Historical iron gall ink — the standard writing ink from the medieval period through the 19th century — has specific chemical characteristics:

  • Contains iron, gallotannic acid, and gum arabic
  • Develops characteristic color changes as it ages (typically darkening from initial brown to deep brown or black)
  • Corrodes the paper over time (the acid in the ink attacks cellulose fibers)

Fresh iron gall ink looks different from aged iron gall ink. Forgers attempt to artificially age their inks, but chemical analysis can often detect the difference.

Printing Ink

Historical printing inks evolved over time:

  • Early printing ink (15th–18th centuries): oil-based, using lampblack (carbon) and linseed oil
  • Modern printing ink: chemical composition varies widely depending on the printing process

Spectroscopic analysis can identify the chemical components of printing ink and compare them with known historical formulations.

Ballpoint Pen Ink

Ballpoint pens were not commercially available before the mid-1940s. Any document claimed to predate this period that contains ballpoint ink is immediately suspect.

Carbon-14 in Ink

Some advanced testing methods can date the organic components of ink using radiocarbon dating, though this requires sample extraction and is rarely practical.

Binding Analysis

Materials

  • Cloth binding was not used commercially before the 1820s
  • Machine sewing patterns differ from hand sewing and date from the mid-19th century
  • Modern adhesives (PVA, hot-melt) postdate specific periods
  • Board types (pasteboard, millboard, strawboard) have period-specific characteristics

Technique

Binding construction techniques evolved over time. A binding claimed to be from the 16th century but constructed using 19th-century techniques is suspect.

Provenance Investigation

Chain of Custody

Tracing the ownership history of a suspected forgery can reveal:

  • Gaps — unaccounted-for periods in the book’s history
  • Single-source origin — multiple “rare” items all traceable to a single source (a pattern characteristic of Thomas J. Wise’s and Mark Hofmann’s frauds)
  • Implausible discovery stories — claims of finding extraordinary items in unlikely places

Documentary Evidence

Cross-checking the book’s claimed history against independent records:

  • Does the book appear in historical inventories, catalogs, or correspondence?
  • Are the ownership marks (bookplates, stamps, signatures) consistent with the claimed owners?
  • Do auction records, library catalogs, or dealer records confirm the book’s existence?

Scientific Instruments

Non-Destructive Methods

  • UV fluorescence — reveals optical brightening agents, repairs, and material differences
  • X-ray fluorescence (XRF) — identifies elemental composition of inks, pigments, and papers
  • Raman spectroscopy — identifies molecular composition of materials
  • Multispectral imaging — reveals hidden text, erasures, and material differences
  • Digital microscopy — magnifies surface details beyond what the eye can see

Semi-Destructive Methods

  • Fiber analysis — requires a tiny sample of paper for microscopic examination
  • Chemical spot testing — small drops of reagent applied to paper or ink
  • Radiocarbon dating — requires a small sample of organic material

The Expert’s Judgment

Scientific methods provide data, but the final assessment requires expert judgment — the ability to synthesize physical evidence, bibliographic knowledge, historical context, and experience into a conclusion about authenticity.

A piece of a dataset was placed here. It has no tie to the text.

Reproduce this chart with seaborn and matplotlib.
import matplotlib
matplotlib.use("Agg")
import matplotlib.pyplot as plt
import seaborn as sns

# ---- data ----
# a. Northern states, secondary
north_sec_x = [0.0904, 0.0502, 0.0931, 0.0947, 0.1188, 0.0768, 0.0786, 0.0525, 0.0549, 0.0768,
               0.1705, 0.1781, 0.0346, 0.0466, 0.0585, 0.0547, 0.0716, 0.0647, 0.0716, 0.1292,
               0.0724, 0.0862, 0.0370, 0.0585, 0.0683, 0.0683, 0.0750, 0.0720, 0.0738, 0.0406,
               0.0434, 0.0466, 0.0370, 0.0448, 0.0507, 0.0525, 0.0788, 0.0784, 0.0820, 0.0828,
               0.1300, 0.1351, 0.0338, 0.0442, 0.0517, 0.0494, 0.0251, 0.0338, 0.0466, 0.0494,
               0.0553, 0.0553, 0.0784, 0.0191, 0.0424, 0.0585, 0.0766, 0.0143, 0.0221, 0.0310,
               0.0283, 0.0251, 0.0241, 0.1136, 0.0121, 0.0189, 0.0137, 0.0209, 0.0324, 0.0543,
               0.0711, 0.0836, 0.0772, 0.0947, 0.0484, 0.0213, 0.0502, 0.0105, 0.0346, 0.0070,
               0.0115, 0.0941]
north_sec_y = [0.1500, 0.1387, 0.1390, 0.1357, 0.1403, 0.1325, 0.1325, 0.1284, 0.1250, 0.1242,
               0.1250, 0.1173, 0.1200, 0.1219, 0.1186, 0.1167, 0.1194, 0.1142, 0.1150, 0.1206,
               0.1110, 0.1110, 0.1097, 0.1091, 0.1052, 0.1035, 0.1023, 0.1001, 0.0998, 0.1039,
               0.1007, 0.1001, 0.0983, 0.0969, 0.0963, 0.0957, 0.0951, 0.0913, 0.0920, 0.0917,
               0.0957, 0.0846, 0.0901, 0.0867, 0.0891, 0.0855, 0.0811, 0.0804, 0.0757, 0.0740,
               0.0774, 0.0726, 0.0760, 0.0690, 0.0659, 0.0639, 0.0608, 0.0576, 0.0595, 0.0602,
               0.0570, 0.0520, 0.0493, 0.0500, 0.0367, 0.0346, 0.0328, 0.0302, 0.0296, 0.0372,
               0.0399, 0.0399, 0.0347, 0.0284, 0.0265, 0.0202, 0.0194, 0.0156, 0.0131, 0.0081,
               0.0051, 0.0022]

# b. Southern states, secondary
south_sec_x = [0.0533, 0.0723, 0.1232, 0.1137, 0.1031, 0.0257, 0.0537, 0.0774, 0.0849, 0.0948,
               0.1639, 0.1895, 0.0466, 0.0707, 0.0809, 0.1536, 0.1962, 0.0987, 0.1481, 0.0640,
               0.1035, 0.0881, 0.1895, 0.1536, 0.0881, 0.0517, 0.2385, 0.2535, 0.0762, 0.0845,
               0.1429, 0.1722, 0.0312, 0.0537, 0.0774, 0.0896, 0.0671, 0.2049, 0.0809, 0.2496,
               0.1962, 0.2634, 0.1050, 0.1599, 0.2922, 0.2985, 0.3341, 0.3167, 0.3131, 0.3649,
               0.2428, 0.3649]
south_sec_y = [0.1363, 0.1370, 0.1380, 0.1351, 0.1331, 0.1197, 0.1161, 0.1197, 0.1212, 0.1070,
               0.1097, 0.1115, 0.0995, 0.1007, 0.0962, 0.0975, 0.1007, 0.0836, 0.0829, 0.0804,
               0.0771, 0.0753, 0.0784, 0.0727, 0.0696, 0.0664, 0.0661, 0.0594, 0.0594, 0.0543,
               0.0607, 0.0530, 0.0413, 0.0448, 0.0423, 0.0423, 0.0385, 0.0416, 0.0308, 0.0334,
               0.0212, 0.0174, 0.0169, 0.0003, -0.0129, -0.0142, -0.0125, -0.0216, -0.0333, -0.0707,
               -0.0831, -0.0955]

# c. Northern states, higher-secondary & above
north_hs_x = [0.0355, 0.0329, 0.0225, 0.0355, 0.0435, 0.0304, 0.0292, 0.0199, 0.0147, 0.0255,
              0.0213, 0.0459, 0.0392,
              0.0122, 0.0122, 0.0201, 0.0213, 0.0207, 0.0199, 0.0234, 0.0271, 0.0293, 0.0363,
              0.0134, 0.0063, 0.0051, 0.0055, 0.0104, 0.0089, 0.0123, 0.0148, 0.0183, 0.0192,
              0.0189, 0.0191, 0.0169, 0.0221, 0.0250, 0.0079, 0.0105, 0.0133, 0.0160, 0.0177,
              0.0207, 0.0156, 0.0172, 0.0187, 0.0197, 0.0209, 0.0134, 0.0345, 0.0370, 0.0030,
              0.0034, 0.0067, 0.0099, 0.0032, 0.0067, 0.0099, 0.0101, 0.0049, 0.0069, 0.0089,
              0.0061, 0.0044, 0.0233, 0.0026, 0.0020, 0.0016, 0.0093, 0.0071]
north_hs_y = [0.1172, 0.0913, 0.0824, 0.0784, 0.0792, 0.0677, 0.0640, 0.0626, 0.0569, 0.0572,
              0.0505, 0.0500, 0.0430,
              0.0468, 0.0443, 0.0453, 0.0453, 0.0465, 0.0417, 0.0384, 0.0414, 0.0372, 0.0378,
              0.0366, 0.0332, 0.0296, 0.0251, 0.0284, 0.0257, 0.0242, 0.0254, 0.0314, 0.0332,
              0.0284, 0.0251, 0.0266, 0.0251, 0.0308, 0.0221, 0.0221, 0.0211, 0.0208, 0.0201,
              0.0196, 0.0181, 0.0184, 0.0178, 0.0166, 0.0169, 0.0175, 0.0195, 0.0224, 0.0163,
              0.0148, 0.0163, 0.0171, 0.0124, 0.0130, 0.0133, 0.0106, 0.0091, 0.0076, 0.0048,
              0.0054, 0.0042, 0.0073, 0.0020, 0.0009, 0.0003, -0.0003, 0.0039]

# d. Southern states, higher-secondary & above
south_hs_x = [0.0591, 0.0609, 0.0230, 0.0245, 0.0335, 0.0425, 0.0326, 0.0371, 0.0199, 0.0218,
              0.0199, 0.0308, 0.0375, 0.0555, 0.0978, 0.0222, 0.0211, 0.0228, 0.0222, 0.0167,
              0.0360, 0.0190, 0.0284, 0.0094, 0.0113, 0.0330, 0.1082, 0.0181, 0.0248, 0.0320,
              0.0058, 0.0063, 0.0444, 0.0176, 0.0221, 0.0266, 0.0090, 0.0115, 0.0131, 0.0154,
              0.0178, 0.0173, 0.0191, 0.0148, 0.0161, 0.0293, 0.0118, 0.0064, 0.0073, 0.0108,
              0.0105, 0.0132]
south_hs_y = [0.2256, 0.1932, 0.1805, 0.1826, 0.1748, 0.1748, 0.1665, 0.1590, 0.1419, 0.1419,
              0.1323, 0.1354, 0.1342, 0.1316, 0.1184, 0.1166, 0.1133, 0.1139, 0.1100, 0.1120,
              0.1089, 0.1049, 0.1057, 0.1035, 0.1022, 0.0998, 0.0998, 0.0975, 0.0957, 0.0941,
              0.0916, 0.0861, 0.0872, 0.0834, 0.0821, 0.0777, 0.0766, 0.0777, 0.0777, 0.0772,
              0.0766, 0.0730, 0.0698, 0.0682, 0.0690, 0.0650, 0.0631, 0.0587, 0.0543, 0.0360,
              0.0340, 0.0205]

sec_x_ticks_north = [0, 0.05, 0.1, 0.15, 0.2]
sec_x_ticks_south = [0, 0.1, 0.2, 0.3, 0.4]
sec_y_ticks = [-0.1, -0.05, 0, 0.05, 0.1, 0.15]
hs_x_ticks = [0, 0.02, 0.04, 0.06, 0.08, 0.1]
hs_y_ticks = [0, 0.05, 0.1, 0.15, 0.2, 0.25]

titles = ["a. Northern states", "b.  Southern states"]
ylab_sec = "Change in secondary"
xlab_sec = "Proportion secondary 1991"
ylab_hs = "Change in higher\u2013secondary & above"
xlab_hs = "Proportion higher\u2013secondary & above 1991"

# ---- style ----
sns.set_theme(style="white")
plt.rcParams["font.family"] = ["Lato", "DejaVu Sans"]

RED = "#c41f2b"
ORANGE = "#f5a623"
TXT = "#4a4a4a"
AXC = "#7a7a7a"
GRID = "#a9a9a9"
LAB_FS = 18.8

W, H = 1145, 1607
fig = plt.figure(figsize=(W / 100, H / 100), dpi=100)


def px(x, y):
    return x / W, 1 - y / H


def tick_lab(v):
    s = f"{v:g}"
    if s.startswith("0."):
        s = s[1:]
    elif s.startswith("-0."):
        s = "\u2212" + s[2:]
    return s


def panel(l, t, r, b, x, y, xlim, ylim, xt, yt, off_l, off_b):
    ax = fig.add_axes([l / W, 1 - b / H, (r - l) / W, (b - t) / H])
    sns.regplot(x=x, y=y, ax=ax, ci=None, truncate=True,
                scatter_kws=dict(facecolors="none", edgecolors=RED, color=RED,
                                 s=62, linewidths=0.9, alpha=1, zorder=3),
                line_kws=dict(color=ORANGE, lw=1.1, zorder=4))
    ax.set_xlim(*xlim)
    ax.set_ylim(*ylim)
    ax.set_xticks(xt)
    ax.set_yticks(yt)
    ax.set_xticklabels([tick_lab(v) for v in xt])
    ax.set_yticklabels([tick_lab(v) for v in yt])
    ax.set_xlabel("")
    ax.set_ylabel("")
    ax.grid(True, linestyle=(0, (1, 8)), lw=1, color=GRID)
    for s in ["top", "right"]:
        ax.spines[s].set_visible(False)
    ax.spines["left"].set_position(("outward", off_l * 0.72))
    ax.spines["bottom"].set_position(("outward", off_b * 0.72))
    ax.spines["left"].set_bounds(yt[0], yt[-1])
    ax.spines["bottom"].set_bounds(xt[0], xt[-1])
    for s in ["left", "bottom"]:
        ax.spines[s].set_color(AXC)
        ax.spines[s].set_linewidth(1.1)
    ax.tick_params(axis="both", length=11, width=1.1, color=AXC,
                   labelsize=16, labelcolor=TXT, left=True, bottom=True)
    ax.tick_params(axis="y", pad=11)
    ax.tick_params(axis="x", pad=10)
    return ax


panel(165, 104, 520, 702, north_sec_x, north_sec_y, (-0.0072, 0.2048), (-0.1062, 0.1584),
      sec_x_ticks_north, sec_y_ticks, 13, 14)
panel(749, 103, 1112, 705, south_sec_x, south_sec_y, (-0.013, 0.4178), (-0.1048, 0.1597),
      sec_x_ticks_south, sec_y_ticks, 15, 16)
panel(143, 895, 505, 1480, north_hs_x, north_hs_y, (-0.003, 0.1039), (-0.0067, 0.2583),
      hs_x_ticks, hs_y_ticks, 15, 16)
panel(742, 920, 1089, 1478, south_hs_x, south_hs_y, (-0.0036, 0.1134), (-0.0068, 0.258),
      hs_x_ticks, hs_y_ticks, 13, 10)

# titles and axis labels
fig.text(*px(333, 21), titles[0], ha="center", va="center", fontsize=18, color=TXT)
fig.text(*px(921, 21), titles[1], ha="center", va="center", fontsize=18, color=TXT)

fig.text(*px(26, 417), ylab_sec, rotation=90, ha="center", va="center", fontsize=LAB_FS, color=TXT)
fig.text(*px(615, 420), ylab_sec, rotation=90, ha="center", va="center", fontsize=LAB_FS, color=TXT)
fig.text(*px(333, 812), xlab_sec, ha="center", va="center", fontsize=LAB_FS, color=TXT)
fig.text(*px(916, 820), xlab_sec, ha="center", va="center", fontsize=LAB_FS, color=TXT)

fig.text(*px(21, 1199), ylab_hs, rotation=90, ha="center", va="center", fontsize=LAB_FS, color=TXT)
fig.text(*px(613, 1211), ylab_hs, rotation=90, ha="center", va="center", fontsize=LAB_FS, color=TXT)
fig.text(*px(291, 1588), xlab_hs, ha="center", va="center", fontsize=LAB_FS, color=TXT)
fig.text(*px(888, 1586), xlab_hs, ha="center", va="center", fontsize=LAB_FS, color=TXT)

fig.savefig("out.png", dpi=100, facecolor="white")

The best authentication experts combine:

  • Deep bibliographic knowledge of the relevant period and genre
  • Familiarity with the physical characteristics of genuine examples
  • Understanding of the scientific methods available
  • Awareness of the known forgery techniques and their limitations
  • Intellectual humility — the willingness to say “I’m not sure” when the evidence is ambiguous

No single test or observation definitively proves or disproves authenticity. Authentication is a cumulative process: multiple independent lines of evidence, all pointing in the same direction, build a case that is either consistent with authenticity or inconsistent with it. The forger who can defeat paper analysis, ink analysis, typographic examination, binding analysis, and provenance investigation simultaneously has yet to exist — and detecting the weakest link in the forger’s chain is what authentication is about.